Poor nutrition leads to health problems that impose costs far beyond an individual or family. According to another participant, Janet Poppendieck, the author of “Free for All: Fixing School Food in America,” the inferior food system upon which the poor depend funnels a steady stream of cheap, processed, long lasting, and calorically dense foods into their homes. Over time this diet manifests as obesity, a major concern for public health in the U.S. and many other countries.

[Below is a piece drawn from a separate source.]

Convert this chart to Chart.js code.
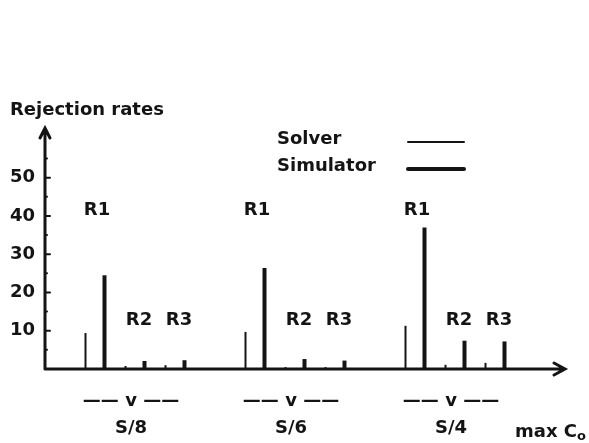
<!DOCTYPE html>
<html>
<head>
<meta charset="utf-8">
<script src="https://cdn.jsdelivr.net/npm/chart.js@4.4.0/dist/chart.umd.min.js"></script>
<style>
  html, body { margin: 0; padding: 0; background: #fff; }
  #wrap { width: 589px; height: 443px; }
</style>
</head>
<body>
<div id="wrap"><canvas id="chart"></canvas></div>
<script>
// values
const groups = ['S/8', 'S/6', 'S/4'];
const reactions = ['R1', 'R2', 'R3'];
const solverRates = [9.4, 0.8, 1.0, 9.7, 0.5, 0.5, 11.3, 1.1, 1.6];
const simulatorRates = [24.5, 2.1, 2.3, 26.4, 2.6, 2.2, 37, 7.4, 7.2];
const yTicks = [10, 20, 30, 40, 50];
const yMinor = [5, 15, 25, 35, 45, 55];

const ink = '#141414';
const font = 'bold 18px "DejaVu Sans"';

// each group takes 4 slots on the x axis (3 reactions + a gap)
const slot = (i) => Math.floor(i / 3) * 4 + (i % 3);
const toPoints = (arr) => arr.map((v, i) => ({ x: slot(i), y: v }));

const sketch = {
  id: 'sketch',
  afterDraw(chart) {
    const { ctx, chartArea: a, scales: { x, y } } = chart;
    ctx.save();
    ctx.strokeStyle = ink;
    ctx.fillStyle = ink;
    ctx.lineCap = 'round';

    // axes with arrows
    ctx.lineWidth = 3;
    ctx.beginPath();
    ctx.moveTo(a.left, a.bottom);
    ctx.lineTo(a.left, a.top);
    ctx.moveTo(a.left - 5, a.top + 10);
    ctx.lineTo(a.left, a.top);
    ctx.lineTo(a.left + 5, a.top + 10);
    ctx.moveTo(a.left, a.bottom);
    ctx.lineTo(a.right, a.bottom);
    ctx.moveTo(a.right - 11, a.bottom - 6);
    ctx.lineTo(a.right, a.bottom);
    ctx.lineTo(a.right - 11, a.bottom + 6);
    ctx.stroke();

    // tick marks on the inside of the y axis
    ctx.lineWidth = 2;
    ctx.beginPath();
    yTicks.forEach(v => {
      const py = y.getPixelForValue(v);
      ctx.moveTo(a.left, py);
      ctx.lineTo(a.left + 5, py);
    });
    yMinor.forEach(v => {
      const py = y.getPixelForValue(v);
      ctx.moveTo(a.left, py);
      ctx.lineTo(a.left + 2, py);
    });
    ctx.stroke();

    ctx.font = font;
    ctx.textBaseline = 'middle';

    // axis title
    ctx.textAlign = 'left';
    ctx.fillText('Rejection rates', 10, 110);

    // legend: name then line sample
    const legY = [139, 166];
    chart.data.datasets.forEach((ds, i) => {
      ctx.fillText(ds.label, 277, legY[i]);
      ctx.lineWidth = ds.maxBarThickness;
      ctx.beginPath();
      ctx.moveTo(408, legY[i] + 3);
      ctx.lineTo(464, legY[i] + 3);
      ctx.stroke();
    });

    // reaction labels above the bars
    const labelLevel = [41.5, 12.8, 12.8];
    ctx.textAlign = 'center';
    groups.forEach((g, gi) => {
      reactions.forEach((r, ri) => {
        const px = x.getPixelForValue(slot(gi * 3 + ri)) + (ri === 0 ? 2 : 4);
        ctx.fillText(r, px, y.getPixelForValue(labelLevel[ri]));
      });
    });

    // x axis name
    ctx.textAlign = 'left';
    ctx.fillText('max C', 515, 432);
    const w = ctx.measureText('max C').width;
    ctx.font = 'bold 13px "DejaVu Sans"';
    ctx.fillText('o', 515 + w, 437);
    ctx.restore();
  }
};

new Chart(document.getElementById('chart'), {
  type: 'bar',
  data: {
    datasets: [
      { label: 'Solver', data: toPoints(solverRates), backgroundColor: ink, maxBarThickness: 2 },
      { label: 'Simulator', data: toPoints(simulatorRates), backgroundColor: ink, maxBarThickness: 4 }
    ]
  },
  options: {
    responsive: true,
    maintainAspectRatio: false,
    animation: false,
    devicePixelRatio: 1,
    layout: { padding: { top: 128, right: 24, left: 0, bottom: 0 } },
    datasets: { bar: { barPercentage: 1, categoryPercentage: 0.95 } },
    plugins: { legend: { display: false }, tooltip: { enabled: false } },
    scales: {
      x: {
        type: 'linear',
        offset: false,
        bounds: 'data',
        min: -1.25,
        max: 11.75,
        grid: { display: false, drawTicks: false, offset: false },
        border: { display: false },
        // group captions sit just left of the middle reaction
        afterBuildTicks: s => { s.ticks = groups.map((g, i) => ({ value: i * 4 + 0.9 })); },
        afterFit: s => { s.height = 74; },
        ticks: {
          autoSkip: false,
          maxRotation: 0,
          padding: 19,
          color: ink,
          font: { family: 'DejaVu Sans', size: 18, weight: 'bold', lineHeight: 1.5 },
          callback: (v, i) => ['—— v ——', groups[i]]
        }
      },
      y: {
        min: 0,
        max: 63,
        grid: { display: false, drawTicks: false },
        border: { display: false },
        afterBuildTicks: s => { s.ticks = yTicks.map(v => ({ value: v })); },
        afterFit: s => { s.width = 45; },
        ticks: {
          padding: 10,
          color: ink,
          font: { family: 'DejaVu Sans', size: 18, weight: 'bold' }
        }
      }
    }
  },
  plugins: [sketch]
});
</script>
</body>
</html>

According to Poppendieck, the cost of addressing food insecurity is a worthy investment when considering the cost of treating resultant health outcomes, such as obesity and/or diabetes, as well as co-morbidities and lost productivity — even brief stints of hunger during early stages of development can have long lasting implications for emotional and cognitive development. When accounting for these factors, Poppendieck reports, some estimates place the true cost of food insecurity in the US as high as $167 billion per year.

 

In the documentary film, “A Place at the Table,” Poppendieck concludes that although we “have a huge stigma for how Americans are supposed to eat together at the table… no one talks about what it takes to get you there or what’s actually on the plate.” On May 5-6, 2016, this discussion continues at UCI, with a wonderful group of experts including Mark Bittman (New York Times), Sally Rockey (Foundation for Food and Agriculture Research), Hilal Elver (United Nations), researchers from across the UC system, and practitioners from various non-governmental organizations and government agencies such as USAID.